DESCRIPTION OF THE TASK:
Reproduce all the material exactly, minus any pictures it holds.

□ □ □ □ □ □ □

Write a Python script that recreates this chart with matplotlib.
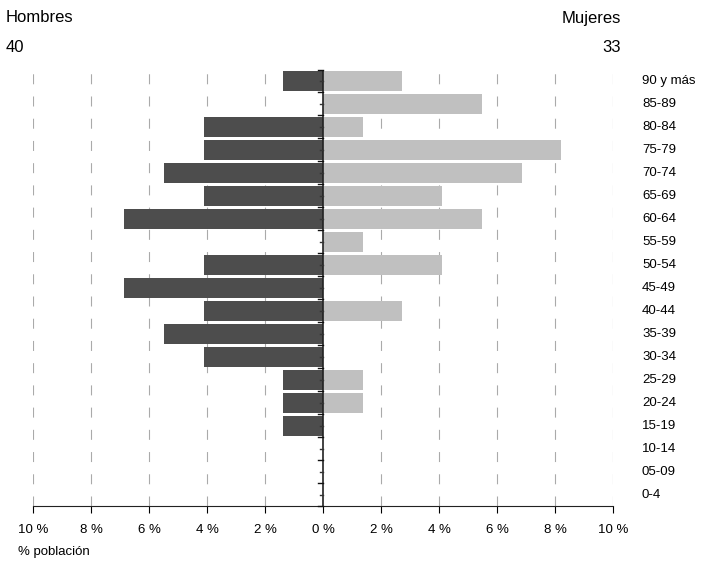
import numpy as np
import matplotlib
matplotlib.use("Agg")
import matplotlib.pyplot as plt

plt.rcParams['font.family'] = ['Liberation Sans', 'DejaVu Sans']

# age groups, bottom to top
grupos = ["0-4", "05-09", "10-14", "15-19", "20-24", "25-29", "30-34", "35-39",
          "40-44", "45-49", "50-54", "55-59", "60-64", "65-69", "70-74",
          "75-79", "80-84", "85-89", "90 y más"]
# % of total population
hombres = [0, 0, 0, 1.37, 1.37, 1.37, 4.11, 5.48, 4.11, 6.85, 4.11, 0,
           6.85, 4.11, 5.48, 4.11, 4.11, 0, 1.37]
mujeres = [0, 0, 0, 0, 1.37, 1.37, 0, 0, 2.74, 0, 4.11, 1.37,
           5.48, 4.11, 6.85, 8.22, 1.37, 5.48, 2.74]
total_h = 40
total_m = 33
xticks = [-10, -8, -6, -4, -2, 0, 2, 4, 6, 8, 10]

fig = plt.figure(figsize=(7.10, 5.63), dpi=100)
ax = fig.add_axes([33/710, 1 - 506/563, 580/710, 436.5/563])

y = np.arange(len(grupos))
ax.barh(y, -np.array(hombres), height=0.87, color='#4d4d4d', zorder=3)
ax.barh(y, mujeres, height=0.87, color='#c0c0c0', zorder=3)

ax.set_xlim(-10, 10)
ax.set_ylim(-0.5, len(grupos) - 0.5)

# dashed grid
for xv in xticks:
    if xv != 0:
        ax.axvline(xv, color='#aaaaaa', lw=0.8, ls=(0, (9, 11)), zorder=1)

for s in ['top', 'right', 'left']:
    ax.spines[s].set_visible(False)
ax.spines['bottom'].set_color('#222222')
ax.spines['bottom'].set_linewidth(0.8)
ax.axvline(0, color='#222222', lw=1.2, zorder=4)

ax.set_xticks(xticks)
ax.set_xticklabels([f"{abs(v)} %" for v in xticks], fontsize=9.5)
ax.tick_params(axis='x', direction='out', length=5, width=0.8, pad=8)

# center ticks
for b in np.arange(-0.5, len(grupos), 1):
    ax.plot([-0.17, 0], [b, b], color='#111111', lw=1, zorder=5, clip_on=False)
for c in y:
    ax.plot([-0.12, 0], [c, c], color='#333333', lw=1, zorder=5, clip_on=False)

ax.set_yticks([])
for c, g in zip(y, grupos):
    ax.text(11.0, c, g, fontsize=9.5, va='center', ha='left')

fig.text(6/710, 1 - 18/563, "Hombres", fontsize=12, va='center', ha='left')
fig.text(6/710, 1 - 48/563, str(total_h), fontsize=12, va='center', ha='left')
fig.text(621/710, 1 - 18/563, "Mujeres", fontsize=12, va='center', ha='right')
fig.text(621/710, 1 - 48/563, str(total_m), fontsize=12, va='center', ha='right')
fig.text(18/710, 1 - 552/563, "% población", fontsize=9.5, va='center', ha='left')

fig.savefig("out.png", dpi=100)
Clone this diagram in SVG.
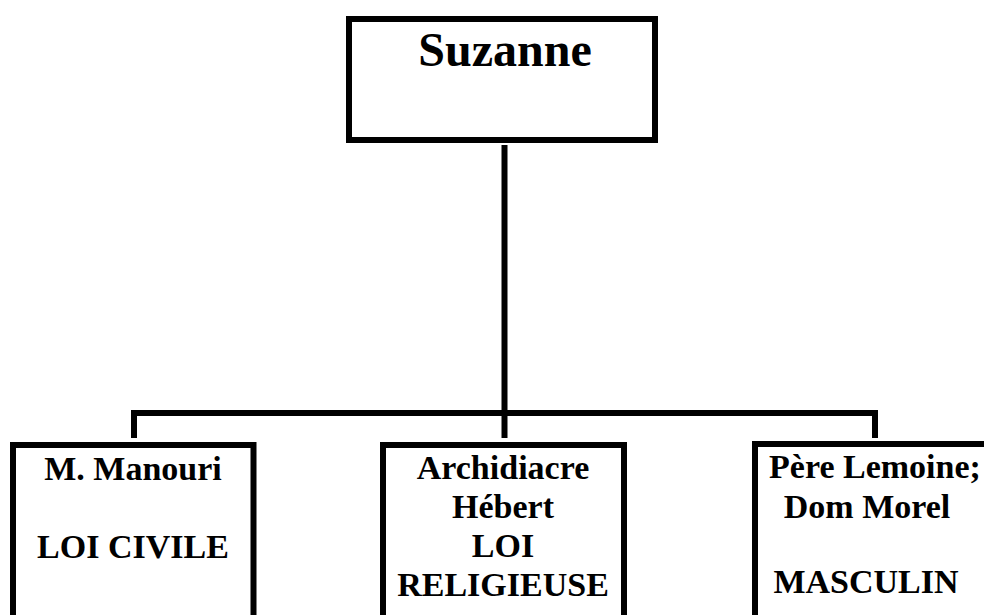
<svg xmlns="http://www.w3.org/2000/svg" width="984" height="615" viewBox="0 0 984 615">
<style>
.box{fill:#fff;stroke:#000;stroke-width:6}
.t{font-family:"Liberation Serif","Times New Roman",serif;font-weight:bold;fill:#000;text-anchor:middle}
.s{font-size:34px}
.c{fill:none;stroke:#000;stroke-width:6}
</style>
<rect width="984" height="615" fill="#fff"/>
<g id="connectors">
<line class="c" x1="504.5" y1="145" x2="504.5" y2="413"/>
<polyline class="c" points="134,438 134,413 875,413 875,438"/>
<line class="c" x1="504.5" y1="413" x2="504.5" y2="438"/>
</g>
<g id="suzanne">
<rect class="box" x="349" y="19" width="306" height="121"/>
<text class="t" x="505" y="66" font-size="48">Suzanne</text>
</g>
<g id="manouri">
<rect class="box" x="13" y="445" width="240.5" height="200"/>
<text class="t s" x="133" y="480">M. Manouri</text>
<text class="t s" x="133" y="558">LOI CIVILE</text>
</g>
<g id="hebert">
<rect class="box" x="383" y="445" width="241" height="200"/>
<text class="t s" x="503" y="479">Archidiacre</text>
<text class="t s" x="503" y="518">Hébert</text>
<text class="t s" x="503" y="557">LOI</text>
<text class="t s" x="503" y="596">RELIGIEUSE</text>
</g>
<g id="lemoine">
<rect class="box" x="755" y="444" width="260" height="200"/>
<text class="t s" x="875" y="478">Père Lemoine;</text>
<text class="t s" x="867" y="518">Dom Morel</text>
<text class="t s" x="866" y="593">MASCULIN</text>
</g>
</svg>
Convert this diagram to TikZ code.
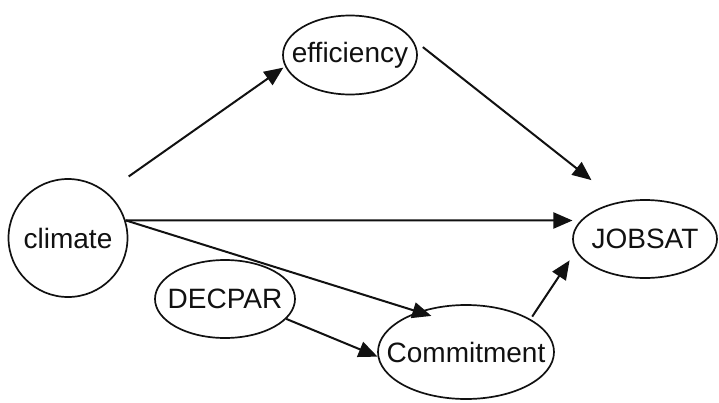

□ □ □ □ □ □ □

RESPONSE TO THE TASK:
Write a Python script that recreates this chart with matplotlib.
import numpy as np
import matplotlib
matplotlib.use("Agg")
import matplotlib.pyplot as plt

plt.rcParams['font.family'] = ['Liberation Sans', 'DejaVu Sans']

# age groups, bottom to top
grupos = ["0-4", "05-09", "10-14", "15-19", "20-24", "25-29", "30-34", "35-39",
          "40-44", "45-49", "50-54", "55-59", "60-64", "65-69", "70-74",
          "75-79", "80-84", "85-89", "90 y más"]
# % of total population
hombres = [0, 0, 0, 1.37, 1.37, 1.37, 4.11, 5.48, 4.11, 6.85, 4.11, 0,
           6.85, 4.11, 5.48, 4.11, 4.11, 0, 1.37]
mujeres = [0, 0, 0, 0, 1.37, 1.37, 0, 0, 2.74, 0, 4.11, 1.37,
           5.48, 4.11, 6.85, 8.22, 1.37, 5.48, 2.74]
total_h = 40
total_m = 33
xticks = [-10, -8, -6, -4, -2, 0, 2, 4, 6, 8, 10]

fig = plt.figure(figsize=(7.10, 5.63), dpi=100)
ax = fig.add_axes([33/710, 1 - 506/563, 580/710, 436.5/563])

y = np.arange(len(grupos))
ax.barh(y, -np.array(hombres), height=0.87, color='#4d4d4d', zorder=3)
ax.barh(y, mujeres, height=0.87, color='#c0c0c0', zorder=3)

ax.set_xlim(-10, 10)
ax.set_ylim(-0.5, len(grupos) - 0.5)

# dashed grid
for xv in xticks:
    if xv != 0:
        ax.axvline(xv, color='#aaaaaa', lw=0.8, ls=(0, (9, 11)), zorder=1)

for s in ['top', 'right', 'left']:
    ax.spines[s].set_visible(False)
ax.spines['bottom'].set_color('#222222')
ax.spines['bottom'].set_linewidth(0.8)
ax.axvline(0, color='#222222', lw=1.2, zorder=4)

ax.set_xticks(xticks)
ax.set_xticklabels([f"{abs(v)} %" for v in xticks], fontsize=9.5)
ax.tick_params(axis='x', direction='out', length=5, width=0.8, pad=8)

# center ticks
for b in np.arange(-0.5, len(grupos), 1):
    ax.plot([-0.17, 0], [b, b], color='#111111', lw=1, zorder=5, clip_on=False)
for c in y:
    ax.plot([-0.12, 0], [c, c], color='#333333', lw=1, zorder=5, clip_on=False)

ax.set_yticks([])
for c, g in zip(y, grupos):
    ax.text(11.0, c, g, fontsize=9.5, va='center', ha='left')

fig.text(6/710, 1 - 18/563, "Hombres", fontsize=12, va='center', ha='left')
fig.text(6/710, 1 - 48/563, str(total_h), fontsize=12, va='center', ha='left')
fig.text(621/710, 1 - 18/563, "Mujeres", fontsize=12, va='center', ha='right')
fig.text(621/710, 1 - 48/563, str(total_m), fontsize=12, va='center', ha='right')
fig.text(18/710, 1 - 552/563, "% población", fontsize=9.5, va='center', ha='left')

fig.savefig("out.png", dpi=100)
Clone this diagram in SVG.
<svg xmlns="http://www.w3.org/2000/svg" width="984" height="615" viewBox="0 0 984 615">
<style>
.box{fill:#fff;stroke:#000;stroke-width:6}
.t{font-family:"Liberation Serif","Times New Roman",serif;font-weight:bold;fill:#000;text-anchor:middle}
.s{font-size:34px}
.c{fill:none;stroke:#000;stroke-width:6}
</style>
<rect width="984" height="615" fill="#fff"/>
<g id="connectors">
<line class="c" x1="504.5" y1="145" x2="504.5" y2="413"/>
<polyline class="c" points="134,438 134,413 875,413 875,438"/>
<line class="c" x1="504.5" y1="413" x2="504.5" y2="438"/>
</g>
<g id="suzanne">
<rect class="box" x="349" y="19" width="306" height="121"/>
<text class="t" x="505" y="66" font-size="48">Suzanne</text>
</g>
<g id="manouri">
<rect class="box" x="13" y="445" width="240.5" height="200"/>
<text class="t s" x="133" y="480">M. Manouri</text>
<text class="t s" x="133" y="558">LOI CIVILE</text>
</g>
<g id="hebert">
<rect class="box" x="383" y="445" width="241" height="200"/>
<text class="t s" x="503" y="479">Archidiacre</text>
<text class="t s" x="503" y="518">Hébert</text>
<text class="t s" x="503" y="557">LOI</text>
<text class="t s" x="503" y="596">RELIGIEUSE</text>
</g>
<g id="lemoine">
<rect class="box" x="755" y="444" width="260" height="200"/>
<text class="t s" x="875" y="478">Père Lemoine;</text>
<text class="t s" x="867" y="518">Dom Morel</text>
<text class="t s" x="866" y="593">MASCULIN</text>
</g>
</svg>
Convert this diagram to TikZ code.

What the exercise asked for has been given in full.